From the listing below, extract each line containing the string "matplotlib".

· · ·

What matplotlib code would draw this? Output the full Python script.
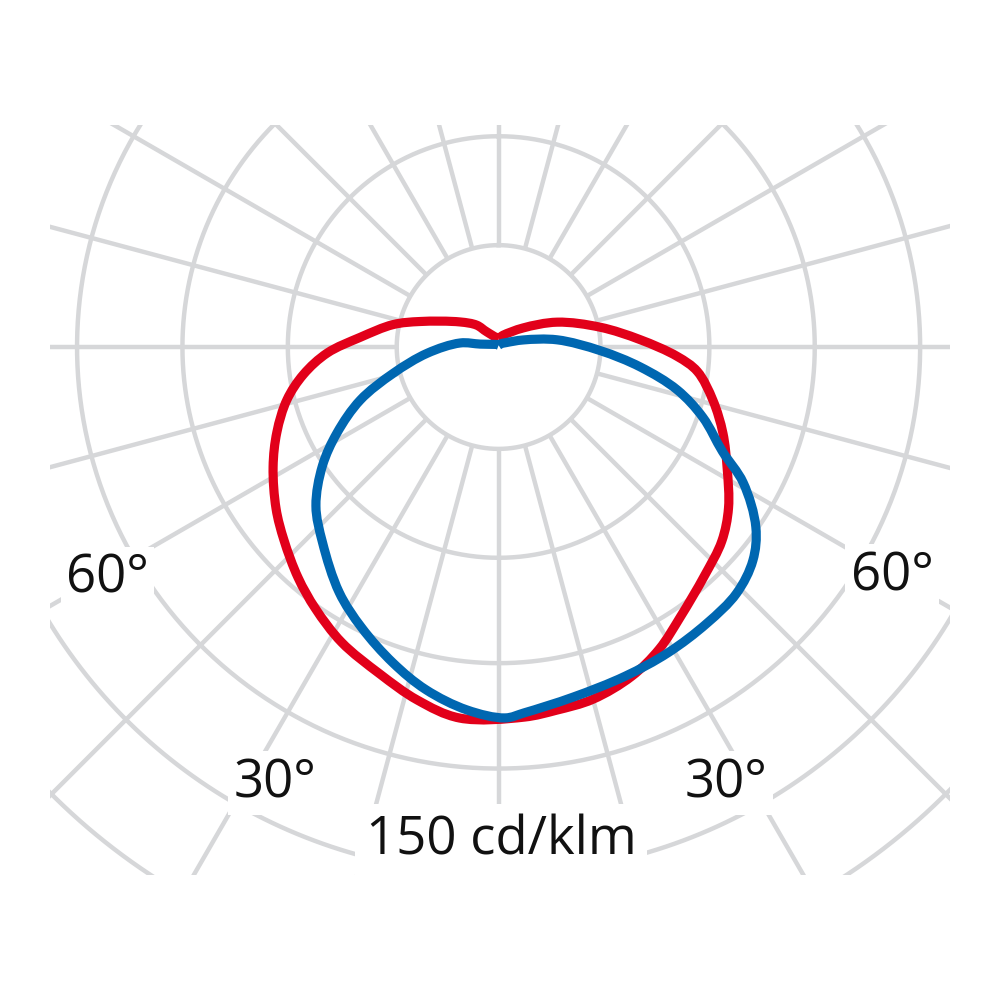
import numpy as np
import matplotlib
matplotlib.use("Agg")
import matplotlib.pyplot as plt
from matplotlib.path import Path
from matplotlib.patches import PathPatch

# light distribution curve, values in cd/klm
# angle 0 = straight down, positive = to the right, +-180 = straight up
red_ang = [-180, -142, -135, -123, -108, -102, -94, -88, -82, -76, -69, -62, -54,
           -48, -41, -35, -28, -20, -13, -6, 4, 9, 15, 22, 28, 34, 42, 49, 55, 62,
           69, 76, 83, 87, 93, 101, 113, 128, 159, 180]
red_cd = [2.6, 5.5, 8.8, 13.1, 23.5, 30.7, 39.5, 48.8, 56.1, 62.1, 67.6, 72.7, 78.3,
          82.2, 87.0, 90.9, 95.2, 99.0, 103.1, 106.2, 105.6, 104.7, 103.8, 101.1, 97.4,
          92.6, 87.6, 84.2, 79.9, 73.7, 68.4, 62.9, 57.0, 50.9, 40.3, 29.5, 18.1, 8.8,
          3.6, 2.6]

blue_ang = [-180, -150, -120, -99, -96, -85, -76, -69, -62, -56, -49, -42, -33, -26,
            -18.5, -12, -5, 1, 4, 12, 21, 29, 37, 44, 50, 55, 61, 65, 71, 76.5,
            82, 88, 97, 106, 120, 150, 180]
blue_cd = [0.5, 0.8, 1.5, 5.3, 11.0, 20.4, 30.9, 42.2, 52.1, 60.5, 68.9, 74.9, 83.3,
           88.9, 94.8, 99.7, 103.7, 105.6, 104.4, 101.9, 100.4, 99.5, 98.5, 97.5, 94.5,
           89.4, 79.6, 70.3, 61.5, 52.3, 40.7, 28.9, 16.8, 7.3, 2.5, 1.0, 0.5]

grid_r = [29, 60, 90, 120, 150, 180]
grid_ang = np.arange(0, 360, 15)

angle_labels = ["60°", "60°", "30°", "30°"]
scale_label = "150 cd/klm"

GRID = "#d6d7d9"
RED = "#e2001a"
BLUE = "#0067b1"


def to_xy(ang, r):
    t = np.radians(np.asarray(ang, dtype=float))
    r = np.asarray(r, dtype=float)
    return r * np.sin(t), -r * np.cos(t)


def closed_curve(x, y, alpha=0.5):
    # centripetal catmull-rom through the points, as bezier segments
    # (last point repeats the first one)
    p = np.column_stack([x, y])[:-1]
    n = len(p)
    verts = [p[0]]
    codes = [Path.MOVETO]
    for i in range(n):
        p0, p1, p2, p3 = p[i - 1], p[i], p[(i + 1) % n], p[(i + 2) % n]
        d0 = max(np.linalg.norm(p1 - p0), 1e-6) ** alpha
        d1 = max(np.linalg.norm(p2 - p1), 1e-6) ** alpha
        d2 = max(np.linalg.norm(p3 - p2), 1e-6) ** alpha
        c1 = (d0**2 * p2 - d1**2 * p0 + (2 * d0**2 + 3 * d0 * d1 + d1**2) * p1) / (3 * d0 * (d0 + d1))
        c2 = (d2**2 * p1 - d1**2 * p3 + (2 * d2**2 + 3 * d2 * d1 + d1**2) * p2) / (3 * d2 * (d2 + d1))
        verts += [c1, c2, p2]
        codes += [Path.CURVE4] * 3
    return Path(verts, codes)


fig = plt.figure(figsize=(10, 10), dpi=100)
ax = fig.add_axes([0.05, 0.125, 0.9, 0.75])
ax.set_xlim(-127.7, 128.5)
ax.set_ylim(-150.3, 63.2)
ax.axis("off")

# polar grid, clipped by the axes rectangle
t = np.linspace(-180, 180, 721)
for r in grid_r:
    x, y = to_xy(t, np.full_like(t, r))
    ax.plot(x, y, color=GRID, lw=3.2, zorder=1)
for a in grid_ang:
    x, y = to_xy([a, a], [grid_r[0], 250])
    ax.plot(x, y, color=GRID, lw=3.2, solid_capstyle="butt", zorder=1)

x, y = to_xy(red_ang, red_cd)
ax.add_patch(PathPatch(closed_curve(x, y), fill=False, ec=RED, lw=6.6,
                       joinstyle="round", zorder=2))
x, y = to_xy(blue_ang, blue_cd)
ax.add_patch(PathPatch(closed_curve(x, y), fill=False, ec=BLUE, lw=6.6,
                       joinstyle="round", zorder=3))

box = dict(boxstyle="square,pad=0.1", fc="white", ec="none")
txt = dict(fontsize=38, family=["Open Sans", "DejaVu Sans"], color="#111111",
           ha="center", va="baseline", bbox=box, zorder=5)
ax.text(-111.3, -70.0, angle_labels[0], **txt)
ax.text(112.0, -69.2, angle_labels[1], **txt)
ax.text(-63.6, -128.1, angle_labels[2], **txt)
ax.text(64.8, -128.1, angle_labels[3], **txt)
ax.text(0.7, -144.6, scale_label, **dict(txt, bbox=dict(box, boxstyle="square,pad=0.2")))

fig.savefig("out.png", dpi=100, facecolor="white")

· · ·

▶ [Answer to this exercise]:
What matplotlib code would draw this? Output the full Python script.
import matplotlib
matplotlib.use("Agg")
import matplotlib.pyplot as plt
from matplotlib.path import Path
from matplotlib.patches import PathPatch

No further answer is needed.